→ The problem: Take the lines of the data below from the very first through the line containing "const highlightYear = '2019';" and output them exactly, pictures excluded.

→ Given information:
====

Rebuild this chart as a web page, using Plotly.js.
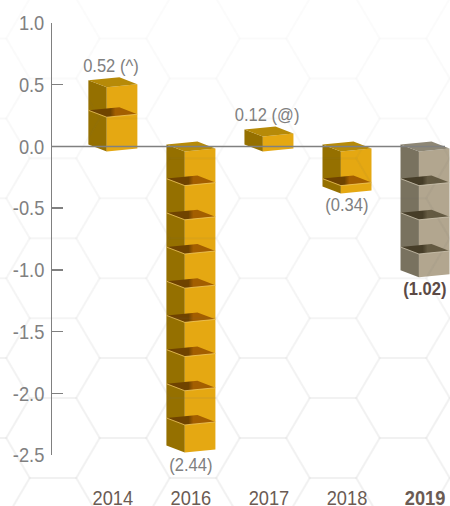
<!DOCTYPE html>
<html>
<head>
<meta charset="utf-8">
<script src="https://cdn.plot.ly/plotly-3.0.1.min.js"></script>
<style>html,body{margin:0;padding:0;background:#fff}</style>
</head>
<body>
<div id="chart" style="width:450px;height:506px"></div>
<script>
// Annual values, drawn as stacked 3D blocks
const years = ['2014', '2016', '2017', '2018', '2019'];
const values = [0.52, -2.44, 0.12, -0.34, -1.02];
const valueLabels = ['0.52 (^)', '(2.44)', '0.12 (@)', '(0.34)', '(1.02)'];
const yTickValues = [1.0, 0.5, 0.0, -0.5, -1.0, -1.5, -2.0, -2.5];
const yTickLabels = ['1.0', '0.5', '0.0', '-0.5', '-1.0', '-1.5', '-2.0', '-2.5'];
const highlightYear = '2019';

const FONT = '"Liberation Sans", Arial, sans-serif';
const TEXT_SQUEEZE = 0.87;   // condensed look for all chart text
const W = 450, H = 506;
const M = {l: 52, r: 0, t: 22.5, b: 51};
const plotW = W - M.l - M.r, plotH = H - M.t - M.b;
const yRange = [-2.5, 1.0], xRange = [-0.78, 4.32];
const xUnit = plotW / (xRange[1] - xRange[0]);
const yUnit = plotH / (yRange[1] - yRange[0]);

// Projection of a block's square footprint, in pixels around its centre
const foot = {
  left:  {dx: -24.5, dy:  2},
  back:  {dx:   6.5, dy:  5},
  right: {dx:  24.5, dy: -2},
  front: {dx:  -6.1, dy: -5}
};
const CUBE = 0.277;   // height of one stacked block

const gold = {front: '#e5a812', side: '#957000', top: '#b68a08', shelfA: '#6f4300', shelfB: '#a35e00', edge: '#f0c860'};
const stone = {front: '#b2a68f', side: '#79725f', top: '#8e8775', shelfA: '#463d28', shelfB: '#645a42', edge: '#cfc6b2'};

function pt(i, v, corner) {
  const c = foot[corner];
  return [i + c.dx / xUnit, v + c.dy / yUnit];
}
function poly(points, fill, extra) {
  return Object.assign({
    type: 'scatter', mode: 'lines', hoverinfo: 'skip', showlegend: false,
    x: points.map(p => p[0]), y: points.map(p => p[1]),
    fill: 'toself', fillcolor: fill, line: {width: 0, color: fill}
  }, extra || {});
}

const traces = [];
values.forEach((v, i) => {
  const pal = years[i] === highlightYear ? stone : gold;
  const hi = Math.max(v, 0), lo = Math.min(v, 0);
  // Side and front faces
  traces.push(poly([pt(i, hi, 'left'), pt(i, hi, 'front'), pt(i, lo, 'front'), pt(i, lo, 'left'), pt(i, hi, 'left')], pal.side));
  traces.push(poly([pt(i, hi, 'front'), pt(i, hi, 'right'), pt(i, lo, 'right'), pt(i, lo, 'front'), pt(i, hi, 'front')], pal.front));
  // Lid
  traces.push(poly([pt(i, hi, 'left'), pt(i, hi, 'back'), pt(i, hi, 'right'), pt(i, hi, 'front'), pt(i, hi, 'left')], pal.top));
  // Dark floor between neighbouring blocks
  const span = hi - lo;
  for (let k = 1; k * CUBE < span; k++) {
    const s = v >= 0 ? lo + k * CUBE : hi - k * CUBE;
    const pts = [pt(i, s, 'left'), pt(i, s, 'back'), pt(i, s, 'right'), pt(i, s, 'front'), pt(i, s, 'left')];
    traces.push(poly(pts, pal.shelfB, {
      fillgradient: {type: 'horizontal', colorscale: [[0, pal.shelfA], [0.45, pal.shelfA], [0.55, pal.shelfB], [1, pal.shelfB]]}
    }));
    traces.push({
      type: 'scatter', mode: 'lines', hoverinfo: 'skip', showlegend: false,
      x: [pt(i, s, 'left')[0], pt(i, s, 'front')[0], pt(i, s, 'right')[0]],
      y: [pt(i, s, 'left')[1], pt(i, s, 'front')[1], pt(i, s, 'right')[1]],
      line: {color: pal.edge, width: 0.8}
    });
  }
});

// Honeycomb backdrop, fading toward the top of the page
const shapes = [];
const HEX_R = 47, HEX_H = 40;
const px = x => (x - M.l) / plotW, py = y => (H - M.b - y) / plotH;
for (let c = -2; c < 8; c++) {
  for (let r = -2; r < 9; r++) {
    const cx = 53 + 70 * c, cy = 438 + (c % 2 ? -40 : 0) - 80 * r;
    if (cx < -60 || cx > 510 || cy < -50 || cy > 560) continue;
    const v = [[-HEX_R, 0], [-23.5, -HEX_H], [23.5, -HEX_H], [HEX_R, 0], [23.5, HEX_H], [-23.5, HEX_H]]
      .map(d => [px(cx + d[0]), py(cy + d[1])]);
    const alpha = 0.012 + 0.038 * Math.min(1, Math.max(0, cy / 420));
    shapes.push({
      type: 'path', xref: 'paper', yref: 'paper', layer: 'above',
      path: 'M' + v.map(p => p[0].toFixed(4) + ',' + p[1].toFixed(4)).join('L') + 'Z',
      line: {color: 'rgba(110,110,110,' + alpha.toFixed(3) + ')', width: 2}
    });
  }
}
// Baseline at zero runs over the blocks
shapes.push({type: 'line', xref: 'paper', yref: 'y', x0: 0, x1: (445 - M.l) / plotW, y0: 0, y1: 0, layer: 'above',
  line: {color: '#808080', width: 1.5}});

const annotations = values.map((v, i) => {
  const strong = years[i] === highlightYear;
  return {
    x: i, y: v, xref: 'x', yref: 'y', text: strong ? '<b>' + valueLabels[i] + '</b>' : valueLabels[i],
    showarrow: false, xanchor: 'center', yanchor: 'middle',
    xshift: v >= 0 ? -2 : 0,
    yshift: v >= 0 ? 17 : -16.5,
    font: {family: FONT, size: 19, color: strong ? '#5c4a45' : '#808080'}
  };
});

Plotly.newPlot('chart', traces, {
  width: W, height: H, margin: M, autosize: false,
  paper_bgcolor: '#fff', plot_bgcolor: 'rgba(0,0,0,0)', showlegend: false,
  xaxis: {
    range: xRange, tickmode: 'array', tickvals: years.map((_, i) => i),
    ticktext: years.map(y => y === highlightYear ? '<b>' + y + '</b>' : y),
    showgrid: false, zeroline: false, showline: false, ticks: '', ticklabelstandoff: 28,
    tickfont: {family: FONT, size: 21, color: '#6b5b53'}
  },
  yaxis: {
    range: yRange, tickmode: 'array', tickvals: yTickValues, ticktext: yTickLabels,
    showgrid: false, zeroline: false, showline: true, linecolor: '#808080', linewidth: 1.5,
    ticks: 'inside', ticklen: 11, tickcolor: '#808080', tickwidth: 1.5,
    tickfont: {family: FONT, size: 21, color: '#808080'}
  },
  shapes, annotations
}, {displayModeBar: false, staticPlot: true}).then(gd => {
  // Narrow every label without changing its font size
  gd.querySelectorAll('.xtick text, .ytick text, .annotation-text').forEach(t => {
    t.setAttribute('lengthAdjust', 'spacingAndGlyphs');
    t.setAttribute('textLength', (t.getComputedTextLength() * TEXT_SQUEEZE).toFixed(1));
  });
  // Leave a little more air between the y labels and the axis
  gd.querySelectorAll('.ytick text').forEach(t => t.setAttribute('dx', '-2'));
});
</script>
</body>
</html>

====

→ Answer below:
Rebuild this chart as a web page, using Plotly.js.
<!DOCTYPE html>
<html>
<head>
<meta charset="utf-8">
<script src="https://cdn.plot.ly/plotly-3.0.1.min.js"></script>
<style>html,body{margin:0;padding:0;background:#fff}</style>
</head>
<body>
<div id="chart" style="width:450px;height:506px"></div>
<script>
// Annual values, drawn as stacked 3D blocks
const years = ['2014', '2016', '2017', '2018', '2019'];
const values = [0.52, -2.44, 0.12, -0.34, -1.02];
const valueLabels = ['0.52 (^)', '(2.44)', '0.12 (@)', '(0.34)', '(1.02)'];
const yTickValues = [1.0, 0.5, 0.0, -0.5, -1.0, -1.5, -2.0, -2.5];
const yTickLabels = ['1.0', '0.5', '0.0', '-0.5', '-1.0', '-1.5', '-2.0', '-2.5'];
const highlightYear = '2019';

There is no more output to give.